We will always be glad to help you!

Again, welcome to our forum mortabunt. We hope that your experience with us is tremendously benevolent!

P.S.

Please tip me 1 gold. I need to buy more coffee! @[email protected]


----------



## Happy (Oct 10, 2008)

Greetings mortabunt! Welcome to PersonalityCafe! Thank you very much for joining our humble little forum! We hope you have a great time with us. I love INTP brains. Just needs a little bit of salt.:laughing:


----------



## Liontiger (Jun 2, 2009)

Hello and welcome to the INTP army! I'm also interested in psychology. Maybe we could have a discussion or two sometime ^^


----------



## LadyJava (Oct 26, 2008)

Hello, Mortabunt. Welcome to the forum.


----------



## Trope (Oct 18, 2008)

Mwahaha. Yet another recruit.


----------



## slowriot (Nov 11, 2008)

yay!! *hugs in that NT way*

hello and welcome


----------



## Trope (Oct 18, 2008)

slowriot said:


> *hugs in that NT way*


A curt nod from a comfortable distance?


----------



## mcgooglian (Nov 12, 2008)

Welcome to the Cafe. Come over to the S side, we have cookies.


----------



## vanWinchester (May 29, 2009)

Aah, more INTPs. Excellent. 
Welcome! 

And Mortabunt. Is that a mix between morta (IT) and bunt (DE), so basically color-dead? Or is it just *random*?


----------



## thehigher (Apr 20, 2009)

mortabunt said:


> I am a new INTP here. My name is mortabunt. My picture is my Halo 3 armor on the day of 6/22/2009. I enjoy skiing, and I am very interested in subjective sciences such as psychology.

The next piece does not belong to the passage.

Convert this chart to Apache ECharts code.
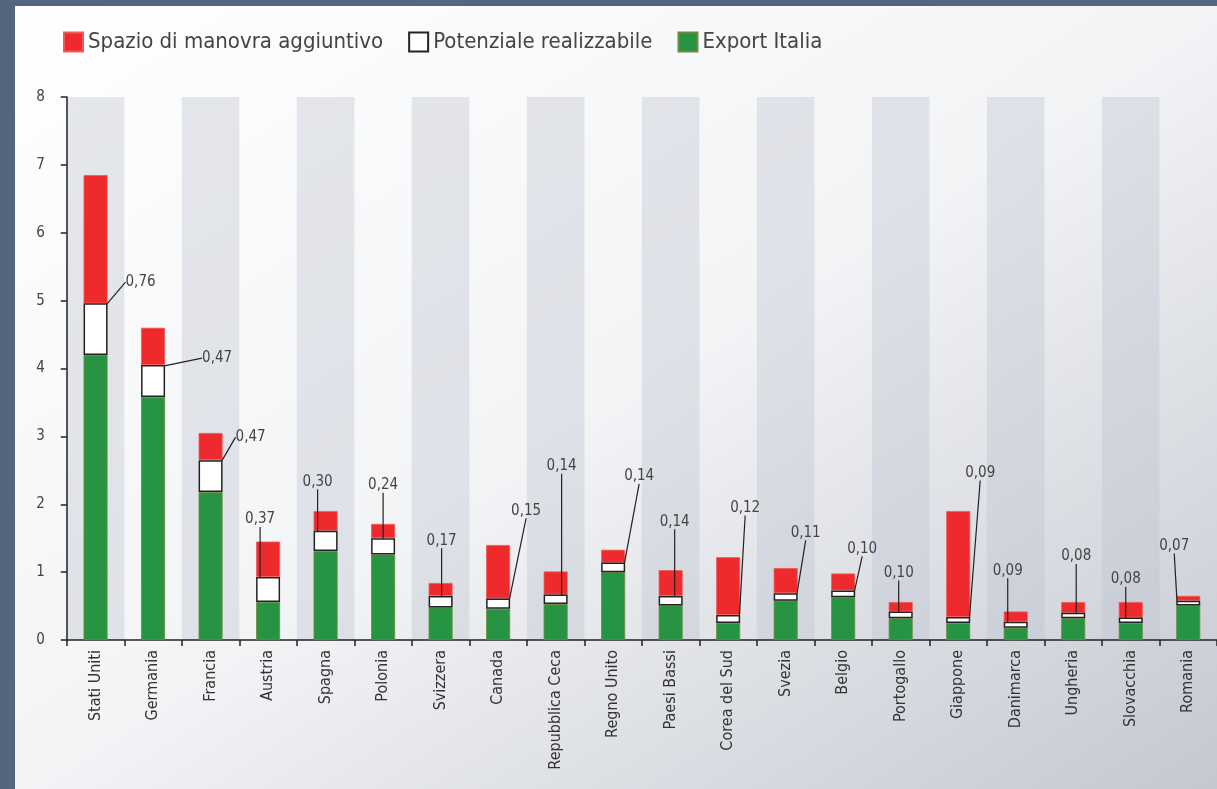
<!DOCTYPE html>
<html>
<head>
<meta charset="utf-8">
<script src="https://cdn.jsdelivr.net/npm/echarts@6/dist/echarts.min.js"></script>
<style>
  html, body { margin:0; padding:0; width:1217px; height:789px; overflow:hidden; background:#53667e; }
  #panel { position:absolute; left:15px; top:6px; width:1202px; height:783px;
    background: linear-gradient(to bottom right, #ffffff 0%, #f3f4f6 50%, #c4c8d1 100%); }
  #chart { position:absolute; left:0; top:0; width:1217px; height:789px; }
</style>
</head>
<body>
<div id="panel"></div>
<div id="chart"></div>
<script>
const countries = ['Stati Uniti','Germania','Francia','Austria','Spagna','Polonia','Svizzera','Canada','Repubblica Ceca','Regno Unito','Paesi Bassi','Corea del Sud','Svezia','Belgio','Portogallo','Giappone','Danimarca','Ungheria','Slovacchia','Romania'];
const exportItalia = [4.20,3.58,2.18,0.56,1.31,1.26,0.48,0.46,0.53,1.00,0.51,0.25,0.58,0.63,0.32,0.25,0.18,0.32,0.25,0.51];
const potenziale = [0.76,0.47,0.47,0.37,0.30,0.24,0.17,0.15,0.14,0.14,0.14,0.12,0.11,0.10,0.10,0.09,0.09,0.08,0.08,0.07];
const spazio = [1.89,0.55,0.40,0.52,0.29,0.21,0.19,0.79,0.34,0.19,0.38,0.85,0.37,0.25,0.14,1.56,0.15,0.16,0.23,0.07];
const yTicks = [0,1,2,3,4,5,6,7,8];

// label offsets (px) from the centre of each "potenziale" segment
const labelOffsets = [[45,-47],[64,-23],[40,-39],[-8,-70],[-8,-59],[0,-61],[1,-61],[28,-93],[6,-133],[26,-91],[4,-79],[17,-111],[20,-64],[19,-45],[-2,-42],[22,-147],[-8,-54],[3,-59],[-5,-41],[-14,-57]];

const FONT = '"Liberation Sans Narrow","DejaVu Sans Condensed","Roboto",sans-serif';
const chart = echarts.init(document.getElementById('chart'), null, {renderer:'canvas'});
chart.setOption({
  backgroundColor: 'transparent',
  animation: false,
  textStyle: { fontFamily: FONT },
  legend: {
    left: 63, top: 31, padding: 0,
    itemWidth: 19, itemHeight: 19, itemGap: 25,
    icon: 'rect',
    data: ['Spazio di manovra aggiuntivo','Potenziale realizzabile','Export Italia'],
    textStyle: { fontSize: 22, color: '#444', fontFamily: FONT }
  },
  grid: { left: 66.8, top: 97, width: 1154, height: 543 },
  xAxis: {
    type: 'category',
    data: countries,
    axisLine: { lineStyle: { color: '#222', width: 1.5 } },
    axisTick: { show: true, length: 6, lineStyle: { color: '#222', width: 1.5 } },
    axisLabel: { rotate: 90, fontSize: 16, color: '#333', margin: 10, fontFamily: FONT },
    splitArea: { show: true, areaStyle: { color: ['rgba(188,194,208,0.38)','rgba(0,0,0,0)'] } }
  },
  yAxis: {
    type: 'value', min: 0, max: 8, interval: 1,
    axisLine: { show: true, lineStyle: { color: '#222', width: 1.5 } },
    axisTick: { show: true, length: 6, lineStyle: { color: '#222', width: 1.5 } },
    axisLabel: { fontSize: 15, color: '#444', margin: 22, fontFamily: FONT,
      formatter: v => yTicks.includes(v) ? String(v) : '' },
    splitLine: { show: false }
  },
  series: [
    {
      name: 'Export Italia', type: 'bar', stack: 'tot', barWidth: 24,
      data: exportItalia,
      itemStyle: { color: '#269442', borderColor: '#6f8a3c', borderWidth: 0.8 }
    },
    {
      name: 'Potenziale realizzabile', type: 'bar', stack: 'tot', barWidth: 24,
      data: potenziale,
      itemStyle: { color: '#ffffff', borderColor: '#222', borderWidth: 1.5 },
      label: {
        show: true, position: 'inside', fontSize: 15, color: '#444', fontFamily: FONT,
        padding: [3, 3, 5, 3],
        formatter: p => p.value.toFixed(2).replace('.', ',')
      },
      labelLine: { show: true, lineStyle: { color: '#222', width: 1.2 } },
      labelLayout: p => ({ dx: labelOffsets[p.dataIndex][0], dy: labelOffsets[p.dataIndex][1] }),
      z: 3
    },
    {
      name: 'Spazio di manovra aggiuntivo', type: 'bar', stack: 'tot', barWidth: 24,
      data: spazio,
      itemStyle: { color: '#ee2a2d', borderColor: '#f05a5a', borderWidth: 0.8 }
    }
  ]
});
</script>
</body>
</html>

Love me some psychology. Welcome. You should post some psych threads.


----------



## Ćerulean (Nov 18, 2008)

mortabunt said:


> I am a new INTP here. My name is mortabunt. My picture is my Halo 3 armor on the day of 6/22/2009. I enjoy skiing, and I am very interested in subjective sciences such as psychology.


Hello. 

Halo 3 eh? Cool. 

I'm in the process of setting up my Xbox Live so I can play Halo 3 online. 

What's your gamer tag?


----------



## So Long So Long (Jun 6, 2009)

O_O I know you. xD Anyways, welcome to the forum! ^-^


----------



## SummoningDark (Mar 10, 2009)

ISTP's forming their assassin thingy, INTP's recruiting for their army....sometimes I wonder where all this will lead to...
Anyway, welcome to the cafe. :happy:


----------



## Closet Extrovert (Mar 11, 2009)

Hello, welcome.


----------



## Chora (Jun 4, 2009)

Hello, yet another recruit. I'm the in-between. 
Welcome! Enjoy your stay with us :tongue:


----------



## Nightriser (Nov 8, 2008)

Hello and welcome. Psychology is intriguing. Are there any particular topics in it you find most interesting?


----------



## starri (Jan 23, 2009)

Hello and Welcome:happy:


----------



## Surreal Breakfast (Oct 24, 2008)

W-e-L-c-O-m-E t-O p-E-r-S-o-N-a-L-i-T-y-C-a-F-e


----------



## scientiststudies (Jun 24, 2009)

hello, mortabunt! i'm a new intp too


----------